Work to do:
Quote exactly the lines spanning from the top of the data below to the line that contains "laxCount = [15, 50, 76, 96, 112, 124];", including both.

Data shown:
━━━━━━━━━━━━━━━━━━━━━━━━━━━━━━
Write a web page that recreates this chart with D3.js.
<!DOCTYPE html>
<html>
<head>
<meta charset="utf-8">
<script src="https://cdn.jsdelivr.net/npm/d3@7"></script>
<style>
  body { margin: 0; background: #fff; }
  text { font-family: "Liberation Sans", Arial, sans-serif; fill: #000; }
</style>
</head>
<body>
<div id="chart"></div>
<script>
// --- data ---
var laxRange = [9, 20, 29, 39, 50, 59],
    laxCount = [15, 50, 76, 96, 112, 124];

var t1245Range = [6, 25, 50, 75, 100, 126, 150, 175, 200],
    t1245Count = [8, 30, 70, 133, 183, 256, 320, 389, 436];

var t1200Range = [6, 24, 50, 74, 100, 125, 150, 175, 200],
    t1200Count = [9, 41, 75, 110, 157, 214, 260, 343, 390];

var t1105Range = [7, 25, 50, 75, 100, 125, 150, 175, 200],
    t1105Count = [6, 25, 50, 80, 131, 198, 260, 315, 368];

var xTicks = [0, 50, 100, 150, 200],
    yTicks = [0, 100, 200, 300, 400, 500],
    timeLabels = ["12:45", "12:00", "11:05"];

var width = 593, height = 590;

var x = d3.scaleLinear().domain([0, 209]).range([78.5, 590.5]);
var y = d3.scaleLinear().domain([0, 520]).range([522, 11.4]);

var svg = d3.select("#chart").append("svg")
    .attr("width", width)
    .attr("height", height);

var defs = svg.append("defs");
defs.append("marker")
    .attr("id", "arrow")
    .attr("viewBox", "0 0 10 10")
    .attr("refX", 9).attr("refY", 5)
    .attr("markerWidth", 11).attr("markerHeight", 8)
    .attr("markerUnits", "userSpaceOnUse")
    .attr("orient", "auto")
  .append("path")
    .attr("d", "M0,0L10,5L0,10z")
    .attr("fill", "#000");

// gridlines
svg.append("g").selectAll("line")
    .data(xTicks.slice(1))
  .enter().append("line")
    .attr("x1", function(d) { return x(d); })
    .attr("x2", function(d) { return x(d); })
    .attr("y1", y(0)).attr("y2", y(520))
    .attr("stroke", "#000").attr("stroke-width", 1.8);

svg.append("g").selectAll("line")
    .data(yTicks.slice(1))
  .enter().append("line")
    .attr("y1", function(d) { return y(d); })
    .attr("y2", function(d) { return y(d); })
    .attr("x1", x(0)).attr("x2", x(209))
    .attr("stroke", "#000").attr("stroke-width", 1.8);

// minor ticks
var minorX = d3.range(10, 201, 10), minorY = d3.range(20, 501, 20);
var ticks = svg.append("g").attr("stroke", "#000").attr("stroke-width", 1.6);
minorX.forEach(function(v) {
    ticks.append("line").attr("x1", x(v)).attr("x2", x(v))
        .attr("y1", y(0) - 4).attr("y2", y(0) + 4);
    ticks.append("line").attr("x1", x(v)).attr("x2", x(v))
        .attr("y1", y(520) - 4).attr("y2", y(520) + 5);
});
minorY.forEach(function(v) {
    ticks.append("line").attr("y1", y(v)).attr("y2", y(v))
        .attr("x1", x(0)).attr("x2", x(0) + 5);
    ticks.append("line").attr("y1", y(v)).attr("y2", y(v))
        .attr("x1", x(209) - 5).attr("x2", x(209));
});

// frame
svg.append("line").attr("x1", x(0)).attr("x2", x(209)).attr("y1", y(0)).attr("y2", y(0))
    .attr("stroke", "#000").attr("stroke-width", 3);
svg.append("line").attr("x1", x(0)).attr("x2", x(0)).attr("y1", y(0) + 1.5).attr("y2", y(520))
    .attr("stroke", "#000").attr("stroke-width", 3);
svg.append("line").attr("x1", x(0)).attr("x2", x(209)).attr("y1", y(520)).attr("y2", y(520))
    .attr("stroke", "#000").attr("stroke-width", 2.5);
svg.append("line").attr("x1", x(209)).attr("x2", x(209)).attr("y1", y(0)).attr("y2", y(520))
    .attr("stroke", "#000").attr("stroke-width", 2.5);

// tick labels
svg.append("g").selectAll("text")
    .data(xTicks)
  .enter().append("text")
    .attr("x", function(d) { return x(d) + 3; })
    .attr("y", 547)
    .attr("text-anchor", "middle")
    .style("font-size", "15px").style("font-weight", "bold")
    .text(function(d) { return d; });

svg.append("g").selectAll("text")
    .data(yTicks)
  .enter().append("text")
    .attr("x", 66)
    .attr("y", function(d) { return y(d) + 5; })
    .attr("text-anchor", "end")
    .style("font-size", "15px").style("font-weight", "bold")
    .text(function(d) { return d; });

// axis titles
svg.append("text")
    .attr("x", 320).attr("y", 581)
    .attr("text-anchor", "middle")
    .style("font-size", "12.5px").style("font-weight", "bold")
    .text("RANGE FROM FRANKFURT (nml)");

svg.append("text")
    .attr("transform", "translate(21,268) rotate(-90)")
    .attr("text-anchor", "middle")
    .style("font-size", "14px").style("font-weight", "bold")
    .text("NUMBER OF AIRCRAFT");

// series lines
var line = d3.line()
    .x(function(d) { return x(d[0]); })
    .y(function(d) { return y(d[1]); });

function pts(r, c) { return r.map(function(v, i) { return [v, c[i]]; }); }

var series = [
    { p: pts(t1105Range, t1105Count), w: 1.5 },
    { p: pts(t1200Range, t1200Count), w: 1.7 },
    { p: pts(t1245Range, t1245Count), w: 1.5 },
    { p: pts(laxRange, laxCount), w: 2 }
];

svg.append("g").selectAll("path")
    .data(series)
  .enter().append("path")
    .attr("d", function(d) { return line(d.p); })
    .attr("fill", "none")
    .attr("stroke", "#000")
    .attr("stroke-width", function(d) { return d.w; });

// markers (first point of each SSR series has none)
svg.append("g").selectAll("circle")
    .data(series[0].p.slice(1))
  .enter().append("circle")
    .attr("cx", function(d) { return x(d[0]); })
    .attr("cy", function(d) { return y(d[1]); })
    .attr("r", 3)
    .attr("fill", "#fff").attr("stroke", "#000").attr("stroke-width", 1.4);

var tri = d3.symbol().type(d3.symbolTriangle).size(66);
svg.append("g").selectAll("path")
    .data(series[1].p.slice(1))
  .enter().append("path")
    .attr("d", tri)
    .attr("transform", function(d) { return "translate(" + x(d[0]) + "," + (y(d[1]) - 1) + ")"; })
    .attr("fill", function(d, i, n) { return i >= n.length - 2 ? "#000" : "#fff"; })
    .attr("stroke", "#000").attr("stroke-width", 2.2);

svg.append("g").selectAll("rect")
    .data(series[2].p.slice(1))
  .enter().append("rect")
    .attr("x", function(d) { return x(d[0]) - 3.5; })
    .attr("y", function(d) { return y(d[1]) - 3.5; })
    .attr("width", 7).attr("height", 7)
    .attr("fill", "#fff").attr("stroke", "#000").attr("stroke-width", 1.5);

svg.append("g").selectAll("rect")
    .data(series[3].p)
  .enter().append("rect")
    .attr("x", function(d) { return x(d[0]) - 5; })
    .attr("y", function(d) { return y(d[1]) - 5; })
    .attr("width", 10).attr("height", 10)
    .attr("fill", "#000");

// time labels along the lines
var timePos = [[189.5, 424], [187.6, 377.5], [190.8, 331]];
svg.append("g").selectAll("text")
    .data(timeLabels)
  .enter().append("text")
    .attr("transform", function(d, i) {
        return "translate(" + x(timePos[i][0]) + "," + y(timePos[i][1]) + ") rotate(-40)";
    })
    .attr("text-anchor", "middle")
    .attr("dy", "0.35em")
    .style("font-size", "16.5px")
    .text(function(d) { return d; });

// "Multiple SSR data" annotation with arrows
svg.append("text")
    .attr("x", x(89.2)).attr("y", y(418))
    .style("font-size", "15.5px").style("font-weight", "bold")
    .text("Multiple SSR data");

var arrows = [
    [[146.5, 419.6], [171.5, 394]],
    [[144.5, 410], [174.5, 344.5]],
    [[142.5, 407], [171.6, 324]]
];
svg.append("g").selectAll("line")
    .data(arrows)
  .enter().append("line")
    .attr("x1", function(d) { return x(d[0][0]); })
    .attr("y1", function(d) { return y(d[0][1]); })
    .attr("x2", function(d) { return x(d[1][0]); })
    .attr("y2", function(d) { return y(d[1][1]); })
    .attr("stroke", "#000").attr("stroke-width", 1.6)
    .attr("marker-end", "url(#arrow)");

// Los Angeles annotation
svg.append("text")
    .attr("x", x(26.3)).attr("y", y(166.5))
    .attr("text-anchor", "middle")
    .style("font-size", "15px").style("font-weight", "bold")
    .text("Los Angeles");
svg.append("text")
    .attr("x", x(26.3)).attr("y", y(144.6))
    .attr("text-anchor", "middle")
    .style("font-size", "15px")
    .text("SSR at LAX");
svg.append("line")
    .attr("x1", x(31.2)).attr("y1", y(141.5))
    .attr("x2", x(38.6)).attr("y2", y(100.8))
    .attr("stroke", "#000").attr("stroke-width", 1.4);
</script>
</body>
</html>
━━━━━━━━━━━━━━━━━━━━━━━━━━━━━━
Output for this task:
Write a web page that recreates this chart with D3.js.
<!DOCTYPE html>
<html>
<head>
<meta charset="utf-8">
<script src="https://cdn.jsdelivr.net/npm/d3@7"></script>
<style>
  body { margin: 0; background: #fff; }
  text { font-family: "Liberation Sans", Arial, sans-serif; fill: #000; }
</style>
</head>
<body>
<div id="chart"></div>
<script>
// --- data ---
var laxRange = [9, 20, 29, 39, 50, 59],
    laxCount = [15, 50, 76, 96, 112, 124];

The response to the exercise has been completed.